Ein weiteres Thema, was uns sehr wichtig ist, ist faire Bezahlung. Für uns und für die Personen, die unsere Waren entwickeln und nähen. Damit das gegeben ist, müssen BHs bei uns teurer sein, als bei großen Ketten oder Onlineshops. Wir können und wollen nicht so viele BHs pro Stunde umsetzen, wie Hansi und Mausi, weil dann die Beratung nicht leistbar wäre. Wir haben höhere Einkaufspreise, weil wir Zwischenhändler*innen mitbezahlen und schlechtere Einkaufsbedingungen haben, als die Großen. Und es muss mehr als Mindestlohn für alle geben, die hier arbeiten (für alle Angestellten klappt das gut, für mich manchmal :D). Das bedeutet jedoch auch, dass gut passende Unterwäsche und Bademode nicht für alle bezahlbar sind, die hier einkaufen möchten. Weil wir finden, jede Person sollte Zugang zu gut passender Wäsche bekommen und da das mit der Umverteilung ja noch etwas dauert, haben wir uns was überlegt. Kund*innen können bei uns Spendengutscheine kaufen. Armutsbetroffene können uns den Betrag nennen, den sie zahlen können (und wenn das 5€ sind, dann ist das so!). Der Rest wird aus den gespendeten Gutscheinen bezahlt. Darauf gebracht haben uns tatsächlich liebe Kund*innen. Zwei von Ihnen haben uns mal mehr überwiesen und gesagt: “Ihr findet sicher jemanden, wo das Geld gerade etwas knapper ist, für die*den ihr das anrechnen könnt”. Tränen in den Augen. Politisch.

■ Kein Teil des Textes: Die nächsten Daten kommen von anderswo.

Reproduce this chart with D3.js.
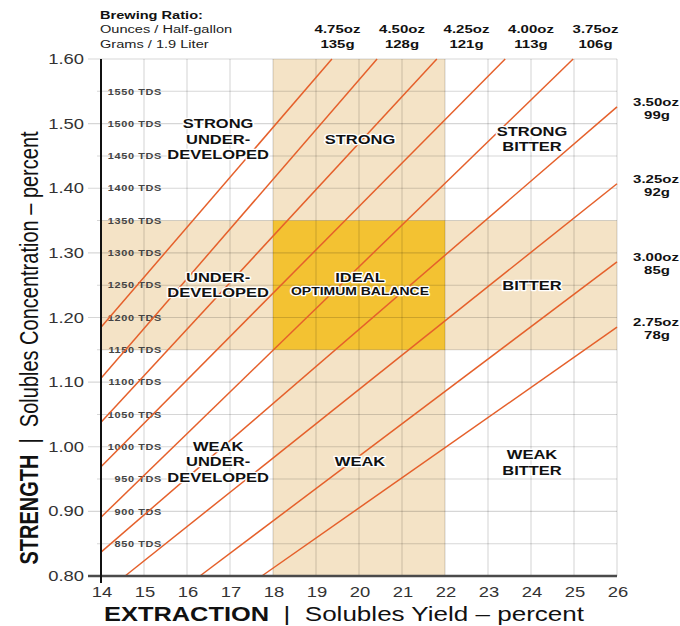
<!DOCTYPE html>
<html><head><meta charset="utf-8">
<script src="https://cdn.jsdelivr.net/npm/d3@7"></script>
<style>
html,body{margin:0;padding:0;background:#fff;}
svg{display:block;font-family:"Liberation Sans",Arial,Helvetica,sans-serif;}
</style></head>
<body>
<svg id="chart" width="680" height="626"></svg>
<script>
// ---------- data ----------
const xTicks = [14,15,16,17,18,19,20,21,22,23,24,25,26];
const yTicks = [0.80,0.90,1.00,1.10,1.20,1.30,1.40,1.50,1.60];
const yGrid = [0.80,0.85,0.90,0.95,1.00,1.05,1.10,1.15,1.20,1.25,1.30,1.35,1.40,1.45,1.50,1.55,1.60];
const tdsLabels = [850,900,950,1000,1050,1100,1150,1200,1250,1300,1350,1400,1450,1500,1550];
// brewing ratio lines
const ratioOunces = ["4.75oz","4.50oz","4.25oz","4.00oz","3.75oz","3.50oz","3.25oz","3.00oz","2.75oz"];
const ratioGrams  = ["135g","128g","121g","113g","106g","99g","92g","85g","78g"];
const lineStartE = [14, 14, 14, 14, 14, 14, 14.56, 16.3, 17.74];
const lineStartC = [1.185, 1.106, 1.038, 0.969, 0.891, 0.837, 0.80, 0.80, 0.80];
const lineEndE   = [19.37, 20.42, 21.81, 23.40, 24.98, 26, 26, 26, 26];
const lineEndC   = [1.60, 1.60, 1.60, 1.60, 1.60, 1.526, 1.407, 1.286, 1.185];
// where the ratio captions sit (extraction for top captions, strength for right captions)
const captionE = [19.5, 21.0, 22.5, 24.0, 25.5, null, null, null, null];
const captionC = [null, null, null, null, null, 1.526, 1.407, 1.286, 1.185];
// zones
const idealExtraction = [18, 22];
const idealStrength = [1.15, 1.35];
const zoneLabels = [
  {lines:["STRONG","UNDER-","DEVELOPED"], e:16.7, c:1.476},
  {lines:["STRONG"], e:20, c:1.475},
  {lines:["STRONG","BITTER"], e:24, c:1.476},
  {lines:["UNDER-","DEVELOPED"], e:16.7, c:1.25},
  {lines:["IDEAL"], e:20, c:1.25, sub:"OPTIMUM BALANCE"},
  {lines:["BITTER"], e:24, c:1.25},
  {lines:["WEAK","UNDER-","DEVELOPED"], e:16.7, c:0.977},
  {lines:["WEAK"], e:20, c:0.977},
  {lines:["WEAK","BITTER"], e:24, c:0.976}
];

// ---------- layout ----------
const SX = 1.27;
const svg = d3.select("#chart");
const x = d3.scaleLinear().domain([14,26]).range([101,617]);
const y = d3.scaleLinear().domain([0.80,1.60]).range([576,59]);

function txt(g, px, py, str, size, weight, anchor, fill){
  return g.append("text")
    .attr("transform",`translate(${px},${py}) scale(${SX},1)`)
    .attr("text-anchor", anchor||"start")
    .attr("font-size", size).attr("font-weight", weight||"normal")
    .attr("fill", fill||"#111").text(str);
}

// shaded bands
const tan = "#f4e3c6", gold = "#f3c232";
svg.append("rect").attr("x",x(idealExtraction[0])).attr("y",y(1.60))
  .attr("width",x(idealExtraction[1])-x(idealExtraction[0])).attr("height",y(0.80)-y(1.60)).attr("fill",tan);
svg.append("rect").attr("x",x(14)).attr("y",y(idealStrength[1]))
  .attr("width",x(26)-x(14)).attr("height",y(idealStrength[0])-y(idealStrength[1])).attr("fill",tan);
svg.append("rect").attr("x",x(idealExtraction[0])).attr("y",y(idealStrength[1]))
  .attr("width",x(idealExtraction[1])-x(idealExtraction[0])).attr("height",y(idealStrength[0])-y(idealStrength[1])).attr("fill",gold);

// grid
const grid = svg.append("g").attr("stroke","rgba(0,0,0,0.16)").attr("stroke-width",1.1);
grid.selectAll("line.v").data(xTicks).join("line")
  .attr("x1",d=>x(d)).attr("x2",d=>x(d)).attr("y1",y(1.60)).attr("y2",y(0.80));
grid.selectAll("line.h").data(yGrid).join("line")
  .attr("x1",d=>yTicks.some(t=>Math.abs(t-d)<1e-6)?88:97).attr("x2",x(26))
  .attr("y1",d=>y(d)).attr("y2",d=>y(d));

// TDS labels
const tdsG = svg.append("g");
tdsLabels.forEach(t=>{
  txt(tdsG, 162, y(t/1000)+3.2, t+" TDS", 8.6, "bold", "end", "#444")
    .attr("letter-spacing","0.5");
});

// ratio lines
const lg = svg.append("g").attr("stroke","#e5602b").attr("stroke-width",1.5).attr("fill","none");
ratioOunces.forEach((r,i)=>{
  lg.append("line").attr("x1",x(lineStartE[i])).attr("y1",y(lineStartC[i]))
    .attr("x2",x(lineEndE[i])).attr("y2",y(lineEndC[i]));
});

// axes
svg.append("line").attr("x1",88).attr("x2",x(26)).attr("y1",y(0.80)).attr("y2",y(0.80))
  .attr("stroke","#4a4a4a").attr("stroke-width",2.5);
svg.append("line").attr("x1",x(14)).attr("x2",x(14)).attr("y1",y(1.60)).attr("y2",583)
  .attr("stroke","#111").attr("stroke-width",2);

const axG = svg.append("g");
yTicks.forEach(t=>{
  txt(axG, 84, y(t)+5, d3.format(".2f")(t), 14.5, "normal", "end", "#333");
});
xTicks.forEach(t=>{
  txt(axG, x(t)+1, 597, String(t), 14.5, "normal", "middle", "#333");
});

// axis titles
const NB = "\u00a0";
const yt = svg.append("text")
  .attr("transform",`translate(38,348) scale(${SX},1) rotate(-90)`)
  .attr("text-anchor","middle").attr("font-size",20).attr("fill","#111");
yt.append("tspan").attr("font-weight","bold").text("STRENGTH");
yt.append("tspan").attr("font-size",20).text(NB+NB+"|"+NB+NB+"Solubles Concentration \u2013 percent");

const xt = svg.append("text")
  .attr("transform",`translate(104,621) scale(${SX},1)`)
  .attr("font-size",20).attr("fill","#111");
xt.append("tspan").attr("font-weight","bold").text("EXTRACTION");
xt.append("tspan").attr("font-size",20.5).text(NB+NB+"|"+NB+NB+"Solubles Yield \u2013 percent");

// header
const hg = svg.append("g");
txt(hg, 100, 19, "Brewing Ratio:", 11.5, "bold");
txt(hg, 100, 33, "Ounces / Half-gallon", 11.5, "normal", "start", "#222");
txt(hg, 100, 48, "Grams / 1.9 Liter", 11.5, "normal", "start", "#222");

// ratio captions
ratioOunces.forEach((r,i)=>{
  if (captionE[i] !== null){
    const px = x(captionE[i]);
    txt(hg, px, 33, r, 11.8, "bold", "middle");
    txt(hg, px, 48, ratioGrams[i], 11.8, "bold", "middle");
  } else {
    const py = y(captionC[i]);
    txt(hg, 656, py-1, r, 11.8, "bold", "middle");
    txt(hg, 657, py+12, ratioGrams[i], 11.8, "bold", "middle");
  }
});

// zone labels
const zg = svg.append("g");
zoneLabels.forEach(z=>{
  const n = z.lines.length + (z.sub?1:0);
  const lh = 15.5;
  const cx = x(z.e)+1, cy = y(z.c);
  let y0 = cy - (n-1)*lh/2 + 4.5;
  z.lines.forEach((s,k)=>{
    txt(zg, cx, y0 + k*lh, s, 13, "bold", "middle", "#111")
      .attr("stroke","#fff").attr("stroke-width",2.5).attr("paint-order","stroke").attr("stroke-linejoin","round");
  });
  if (z.sub){
    txt(zg, cx, y0 + z.lines.length*lh - 2, z.sub, 11, "bold", "middle", "#111")
      .attr("stroke","#fff").attr("stroke-width",2.5).attr("paint-order","stroke").attr("stroke-linejoin","round");
  }
});
</script>
</body></html>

Ursprünglich war das alles nicht so geplant. Diese Haltung zu politischen Themen hat sich daher entwickelt, woher wir kommen. Aus der Fat Acceptance, dem Gedanken, dass Menschen mit hohem Gewicht Respekt verdienen, genauso wie Menschen mit weniger Gewicht. Es fing damit an, auch mal Bilder von dicken Personen zu zeigen auf Social Media. Und Wäsche für dicke Personen anzubieten. Die Größen haben sich nach allen Seiten verbreitet, Menschen mit sehr kleinen Größen und mit sehr großen können hier etwas anprobieren. XXS bis 9XL. Auch wir haben Kerngrößen, die wir oft verkaufen, weil viele Menschen diese Größen tragen. Durchschnitt eben. Damit machen wir den meisten Umsatz. Doch niemand mag es, in einen Laden zu kommen und zu hören “Also, mit ihrem Körper? Nee”. Oft gibt es abwertende Bemerkungen. Dem Verkaufspersonal ist es unangenehm, dass nichts da ist. Die Reaktion ist leider oft, dass dann der Körper als das Problem ausgemacht wird, nicht das Angebot. Noch unangenehmer ist es für die Kund*innen. Das möchten wir euch ersparen. Jeden Person sollte das Gefühl haben, das es zumindest etwas gibt, was sie mit in die Kabine nehmen kann und was auch ganz normal im Verkaufsraum hängt, nicht in irgendeiner hintersten Schublade. Es wäre günstiger für uns, wenn wir Randgrößen nicht einkaufen würden. Wenn wir nicht das ganze Spektrum vom 60 bis 130, von AA-O Körbchen da hätten. Aber es ist uns wichtig, das anzubieten. Politisch.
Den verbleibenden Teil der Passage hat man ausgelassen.